But will you do windows?
May 27, 2010 3:26 PM Subscribe
We find it exceptionally hard to find and hire people who are not only good at management, strategy and planning, but who are also exceptional at the hands-on tasks that are in their field of expertise. Most people we speak with, or even hire, tend to only be good at one or the other, or are only willing to do one or the other. How do we figure out if someone that we want to hire will truly be decent at both?
A bit of context: I work for a mid-sized but still fairly small business that engages in a lot of philosophically similar but tactically different activities. We're the kind of organization you hear about where it's not quite a startup, certainly not a big company, but an established firm with limited staffing where "everyone wears a lot of hats."
The problem is that we often have positions that are appropriate for just one or maybe two people, but where there's both high-level management activity (forecasting, budgeting, evaluations, responsibilty for major decisions) and a range of basic tasks, where they'd have to perform hands-on work with high attention to detail. In essence, we sort of need people who can be their own micro-manager.
When hiring, we've found that a lot of people who have been in high-level management positions for a long time tend to exhibit one of two qualities:
1) They resent doing the kind of basic work that they've delegated to other staff in the past
2) They're actually not good at doing that basic work -- they're only skilled at high-level tasks, not the activities that they've been previously asked to manage.
(Michael Moore did a bit about this on one of his TV shows years ago. He asked the head of Ford to change his oil, and the president of IBM to format a floppy, to point out that management was often out of touch with the necessary day to day tasks involving the products they sell.)
It works the same way going the other direction. People who may be qualified to do the hands-on lower-level work may have trouble grasping the responsibilities and tasks of middle or upper management. Extremely qualified people at the hands-on tasks may be deliberately avoiding taking on management tasks.
Making matters worse, we've made the nature of these positions clear during interviews, and people have indicated with much enthusiasm that they can bridge the gap between higher-level duties and hands-on work -- only, when they actually start working, don't actually display that kind of acuity, falling back mostly on one or the other.
Now, we have hired people who can do both high-level and hands-on work -- lots of people, actually -- so I know they exist. I mean, I hope I'm one of them. But we don't know how to determine whether someone new is that kind of person quickly or reliably.
Assuming that the company I'm working with is offering fair pay and benefits, and that this is an issue that goes beyond any one area of expertise (each of the departments of the company are like this, from HR, to accounting, to business divisions), how do you attract and then actually test for the ability to both manage and do detail-oriented hands-on work?
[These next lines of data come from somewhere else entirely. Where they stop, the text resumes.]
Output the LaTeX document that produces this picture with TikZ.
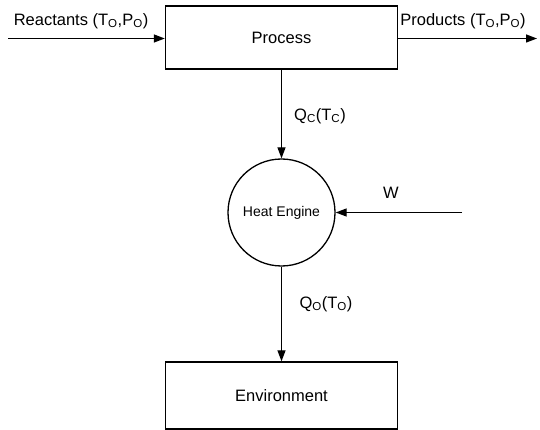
\documentclass[tikz,border=0pt]{standalone}
\usepackage{fontspec}
\setmainfont{Liberation Sans}
\usetikzlibrary{arrows.meta}
\begin{document}
\begin{tikzpicture}[x=1pt,y=-1pt,
  boxnode/.style={draw,line width=1.4pt,minimum width=232pt,minimum height=63pt,inner sep=0pt,font=\fontsize{16.5}{18}\selectfont},
  engine/.style={draw,circle,line width=1.3pt,minimum size=107pt,inner sep=0pt,font=\fontsize{14}{16}\selectfont},
  lbl/.style={font=\fontsize{16.5}{18}\selectfont,inner sep=0pt},
  flow/.style={line width=1.3pt,-{Triangle[length=11pt,width=8pt]}}]
\useasboundingbox (0,0) rectangle (540,430);
\node[boxnode] (proc) at (281.5,37.5) {Process};
\node[engine] (eng) at (281.5,212.5) {Heat Engine};
\node[boxnode,minimum height=67pt] (env) at (281.5,395.5) {Environment};
\coordinate (rin) at (8,38.5);
\coordinate (rout) at (537,38.5);
\coordinate (win) at (462,212.5);
\draw[flow] (rin) -- (rin -| proc.west);
\draw[flow] (rout -| proc.east) -- (rout);
\draw[flow] (proc.south) -- (eng.north);
\draw[flow] (win) -- (eng.east);
\draw[flow] (eng.south) -- (env.north);
\node[lbl] (rl) at (81,21) {Reactants (T\textsubscript{O},P\textsubscript{O})};
\node[lbl] (pl) at (463,21) {Products (T\textsubscript{O},P\textsubscript{O})};
\node[lbl] (qc) at (320,116) {Q\textsubscript{C}(T\textsubscript{C})};
\node[lbl] (wl) at (391,193) {W};
\node[lbl] (qo) at (326,304) {Q\textsubscript{O}(T\textsubscript{O})};
\end{tikzpicture}
\end{document}
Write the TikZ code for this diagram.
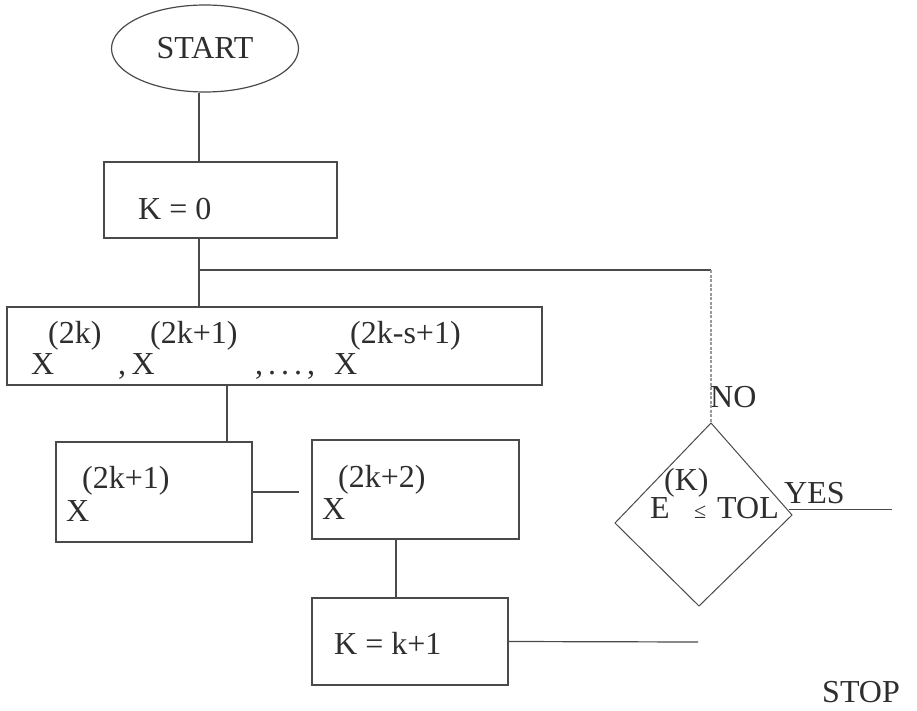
\documentclass[tikz,border=0pt]{standalone}
\usepackage{fontspec}
\setmainfont{Liberation Serif}
\usetikzlibrary{shapes.geometric,calc}
\definecolor{ink}{HTML}{2E2E2E}
\definecolor{linec}{HTML}{4A4A4A}
\begin{document}
\begin{tikzpicture}[x=1pt,y=-1pt,
  boxs/.style={draw=linec,line width=1.2pt,rectangle,inner sep=0pt},
  txt/.style={text=ink,inner sep=0pt,font=\fontsize{32}{38}\selectfont},
  small/.style={text=ink,inner sep=0pt,font=\fontsize{22}{26}\selectfont},
  conn/.style={draw=linec,line width=1.2pt},
  dotconn/.style={draw=gray!80,line width=1.2pt,dash pattern=on 3pt off 1.5pt}]
\useasboundingbox[fill=white] (0,0) rectangle (917,711);

% START
\node[draw=linec,line width=1.2pt,ellipse,minimum width=187pt,minimum height=87pt,inner sep=0pt,txt] (start) at (205,48.5) {START};

% K = 0
\node[boxs,minimum width=233pt,minimum height=76pt] (k0) at (220.5,200) {};
\node[txt,anchor=base west] (k0t) at (138,219) {K = 0};

% big box
\node[boxs,minimum width=535pt,minimum height=78pt] (big) at (274.5,346) {};
\node[txt,anchor=base west] (bx1) at (31,374) {X};
\node[txt,anchor=base west] (bs1) at (48,343) {(2k)};
\node[txt,anchor=base west] (bx2) at (118,374) {,\,X};
\node[txt,anchor=base west] (bs2) at (150,343) {(2k+1)};
\node[txt,anchor=base west] (bd) at (255,374) {,\hspace{5pt}.\hspace{5pt}.\hspace{5pt}.\hspace{5pt},};
\node[txt,anchor=base west] (bx3) at (334,374) {X};
\node[txt,anchor=base west] (bs3) at (350,343) {(2k-s+1)};

% box 1
\node[boxs,minimum width=196pt,minimum height=100pt] (b1) at (154,492) {};
\node[txt,anchor=base west] (b1x) at (66,521) {X};
\node[txt,anchor=base west] (b1s) at (82,488) {(2k+1)};

% box 2
\node[boxs,minimum width=207pt,minimum height=99pt] (b2) at (415.5,489.5) {};
\node[txt,anchor=base west] (b2x) at (322,519) {X};
\node[txt,anchor=base west] (b2s) at (338,487) {(2k+2)};

% box 3
\node[boxs,minimum width=196pt,minimum height=87pt] (b3) at (410,641.5) {};
\node[txt,anchor=base west] (b3t) at (334,654) {K = k+1};

% diamond
\coordinate (dt) at (711,423);
\coordinate (dr) at (792,515);
\coordinate (db) at (699,606);
\coordinate (dl) at (615,523);
\draw[conn,line width=1pt] (dt) -- (dr) -- (db) -- (dl) -- cycle;
\node[txt,anchor=base west] (de) at (650,518) {E};
\node[txt,anchor=base west] (dk) at (664,490) {(K)};
\node[small,anchor=base west] (dle) at (694,518) {≤};
\node[txt,anchor=base west] (dtol) at (717,518) {TOL};

% labels
\node[txt,anchor=base west] (no) at (710,407) {NO};
\node[txt,anchor=base west] (yes) at (784,503) {YES};
\node[txt,anchor=base west] (stop) at (822,702) {STOP};

% junction coordinates
\coordinate (j1) at (199,270);
\coordinate (j2) at (711,270);
\coordinate (c2) at (227,400);
\coordinate (g1) at (299,492);
\coordinate (c3) at (396,560);
\coordinate (e3) at (698,642);
\coordinate (ys) at (789,509);
\coordinate (ye) at (892,509);

% connectors
\draw[conn] (start.south -| j1) -- (k0.north -| j1);
\draw[conn] (k0.south -| j1) -- (big.north -| j1);
\draw[conn] (j1) -- (j2);
\draw[dotconn] (j2) -- (dt);
\draw[conn] (big.south -| c2) -- (b1.north -| c2);
\draw[conn] (b1.east) -- (g1);
\draw[conn] (b2.south -| c3) -- (b3.north -| c3);
\draw[conn] (b3.east) -- (e3);
\draw[conn,line width=1pt] (ys) -- (ye);
\end{tikzpicture}
\end{document}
Actual examples from hiring managers in a similar situation appreciated.
posted by I EAT TAPAS to work & money (18 answers total) 8 users marked this as a favorite
I hate to state the obvious, but people who interview with your company are selling you on their abilities. If they have an opportunity to say "I can do X" most people, when asked if they can do X will say "of course!"
Now, I understand that you'd rather have someone say "Sorry, I don't think I'm the right guy for you because I can't do X," but, frankly, the vast majority of interviewees will neither be that forthright nor knowledgeable about their skillset.
I'd approach it in this manner: you have tasks that you need a hire to do. Say it's forecasting a marketing campaign budget. Rather than ask a candidate "Can you forecast a marketing campaign budget?" ask a more open-ended question, such as "Can you tell me how you would manage a marketing campaign from cradle to grave?" If they focus more on the creative aspects of the marketing campaign, but you're looking for a guy who can manage the numbers side, as well, then you have your answer.
Short version: ask candidates open-ended questions.